I've spent a lot of time trying to figure out where the error is, but it has not been possible to find where the error is, unfortunately. This process of "debugging" is really tiresome, and this is probably the first time that I can't figure out what's wrong. I would certainly appreciate some help!
The system of ODEs given:
$\frac{dx}{dt}=-\frac{3}{2}x-\frac{5}{2}y$,
$\frac{dy}{dt}=\frac{5}{2}x+\frac{3}{2}y$,
- Rewrite in matrix form:
$\frac{d\vec{x}}{dt}=\begin{bmatrix} -3/2 & -5/2 \\ 5/2 & 3/2 \end{bmatrix}\vec{x}$
- Find eigenvalues and eigenvectors:
$\lambda=\pm 2\rm{i}$
$\vec{v}=\begin{bmatrix} -3+4i\\ 5 \end{bmatrix}$ (multiplied by 5 to remove the fraction).
Now, $\vec{a}=\begin{bmatrix} -3\\ 5 \end{bmatrix}$, $\vec{b}=\begin{bmatrix} 4\\ 0 \end{bmatrix}$.
- Solution
We can write the solution as $\vec{x}=c_1 (\vec{a}\cos(2t)-\vec{b}\sin(2t))+c_2(\vec{a}\sin(2t)+\vec{b}\cos(2t))$, thus
$\vec{x}(t) = c_1 \begin{bmatrix} -3\cos(2t) -4\sin(2t) \\ 5\cos(2t) \end{bmatrix} + c_2\begin{bmatrix} -3\sin(2t) +4\cos(2t) \\ 5\sin(2t) \end{bmatrix}$.
However, this solution is wrong.
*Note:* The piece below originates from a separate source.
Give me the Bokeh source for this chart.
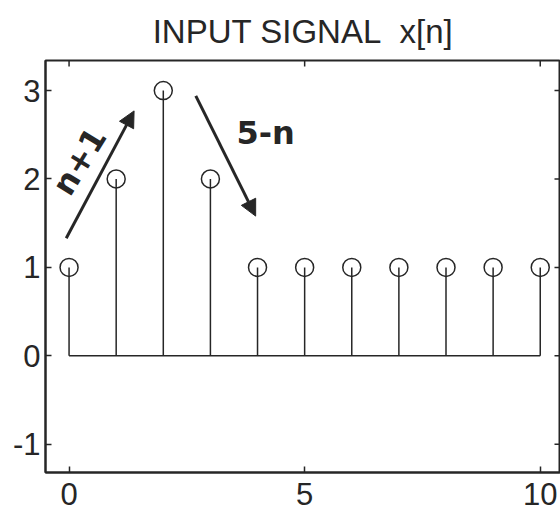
import math
from bokeh.plotting import figure
from bokeh.models import Range1d, FixedTicker, Arrow, NormalHead, Label
from bokeh.embed import file_html
from bokeh.resources import INLINE

# data
n = [0, 1, 2, 3, 4, 5, 6, 7, 8, 9, 10]
x_n = [1, 2, 3, 2, 1, 1, 1, 1, 1, 1, 1]
x_ticks = [0, 5, 10]
y_ticks = [-1, 0, 1, 2, 3]
title_text = "INPUT SIGNAL\u00a0\u00a0x[n]"

# handwritten annotations (data coordinates)
arrow_up = dict(x_start=-0.06, y_start=1.33, x_end=1.38, y_end=2.77)
arrow_down = dict(x_start=2.69, y_start=2.94, x_end=3.96, y_end=1.58)
label_up = dict(text="n+1", x=0.22, y=2.2, angle=1.02)
label_down = dict(text="5-n", x=4.17, y=2.52, angle=0.0)

INK = "#262626"
FONT = "Liberation Sans"

xr = Range1d(-0.5, 10.43)
yr = Range1d(-1.32, 3.34)

p = figure(width=560, height=521, x_range=xr, y_range=yr,
           output_backend="svg", toolbar_location=None,
           min_border_left=45, min_border_right=0, min_border_top=60, min_border_bottom=49,
           background_fill_color="white", border_fill_color="white")

p.title.text = title_text
p.title.align = "center"
p.title.text_font = FONT
p.title.text_font_style = "normal"
p.title.text_font_size = "33px"
p.title.text_color = INK
p.title.standoff = 21

p.xgrid.visible = False
p.ygrid.visible = False
p.outline_line_color = INK
p.outline_line_width = 2

for ax in (p.xaxis[0], p.yaxis[0]):
    ax.axis_line_color = INK
    ax.axis_line_width = 2
    ax.major_tick_in = 6
    ax.major_tick_out = 0
    ax.minor_tick_line_color = None
    ax.major_tick_line_color = INK
    ax.major_tick_line_width = 1.5
    ax.major_label_text_font = FONT
    ax.major_label_text_font_size = "31px"
    ax.major_label_text_color = INK
p.xaxis.ticker = FixedTicker(ticks=x_ticks)
p.yaxis.ticker = FixedTicker(ticks=y_ticks)
p.yaxis.major_label_overrides = {t: str(t) for t in y_ticks}
p.xaxis.major_label_standoff = 10
p.yaxis.major_label_standoff = 5

# inward ticks on top and right edges (clipped to frame)
p.scatter(x=x_ticks, y=[yr.end] * len(x_ticks), marker="dash", size=12, angle=math.pi / 2,
          line_color=INK, line_width=1.5)
p.scatter(x=[xr.end] * len(y_ticks), y=y_ticks, marker="dash", size=12,
          line_color=INK, line_width=1.5)

# baseline
p.line(x=n, y=[0] * len(n), line_color=INK, line_width=1.5)
# stems
p.segment(x0=n, y0=[0] * len(n), x1=n, y1=x_n, line_color=INK, line_width=1.5)
p.scatter(x=n, y=x_n, marker="circle", size=18, fill_color=None, line_color=INK, line_width=1.5)

# handwritten annotations
for a in (arrow_up, arrow_down):
    p.add_layout(Arrow(end=NormalHead(size=16, fill_color=INK, line_color=INK),
                       line_color=INK, line_width=3, **a))
for lb in (label_up, label_down):
    p.add_layout(Label(x=lb["x"], y=lb["y"], text=lb["text"], angle=lb["angle"],
                       text_align="center", text_baseline="middle",
                       text_font="DejaVu Sans", text_font_style="bold",
                       text_font_size="32px", text_color=INK))

open("out.html", "w").write(file_html(p, INLINE))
What is/are my errors? :-/
Your result is :
$\vec{x}(t) = C_1 \begin{bmatrix} -3\cos(2t) -4\sin(2t) \\ 5\cos(2t) \end{bmatrix} + C_2\begin{bmatrix} -3\sin(2t) +4\cos(2t) \\ 5\sin(2t) \end{bmatrix}$.
$\vec{x}(t) = \begin{bmatrix} -3C_1+4C_2 \\ 5C_1 \end{bmatrix}\cos(2t) + \begin{bmatrix} -4C_1-3C_2 \\ 5C_2 \end{bmatrix}\sin(2t)$.
The textbook result is :
$\vec{x}(t) = \begin{bmatrix} \frac{1}{4} c_1 (4\cos(2t) -3\sin(2t))-\frac{5}{4} c_2 \sin(2t)\\ \frac{5}{4} c_1 \sin(2t)+\frac{1}{4}c_2 (3\sin(2t)+4\cos(2t)) \end{bmatrix}$
$\vec{x}(t) = \begin{bmatrix} c_1 \\ c_2 \end{bmatrix}\cos(2t)+ \begin{bmatrix} -\frac{3}{4} c_1 -\frac{5}{4} c_2 \\ \frac{5}{4} c_1 +\frac{3}{4}c_2 \end{bmatrix}\sin(2t)$
Let $c_2=5C_1$ and $c_1=-3C_1+4C_2$
$ \begin{bmatrix} c_1 \\ c_2 \end{bmatrix}\cos(2t)+ \begin{bmatrix} -\frac{3}{4} c_1 -\frac{5}{4} c_2 \\ \frac{5}{4} c_1 +\frac{3}{4}c_2 \end{bmatrix}\sin(2t) = \begin{bmatrix} -3C_1+4C_2 \\ 5C_1 \end{bmatrix}\cos(2t) + \begin{bmatrix} -4C_1-3C_2 \\ 5C_2 \end{bmatrix}\sin(2t)$.
So, your result is correct. It is the same as the expected result, but with a different writting of the arbitrary constants.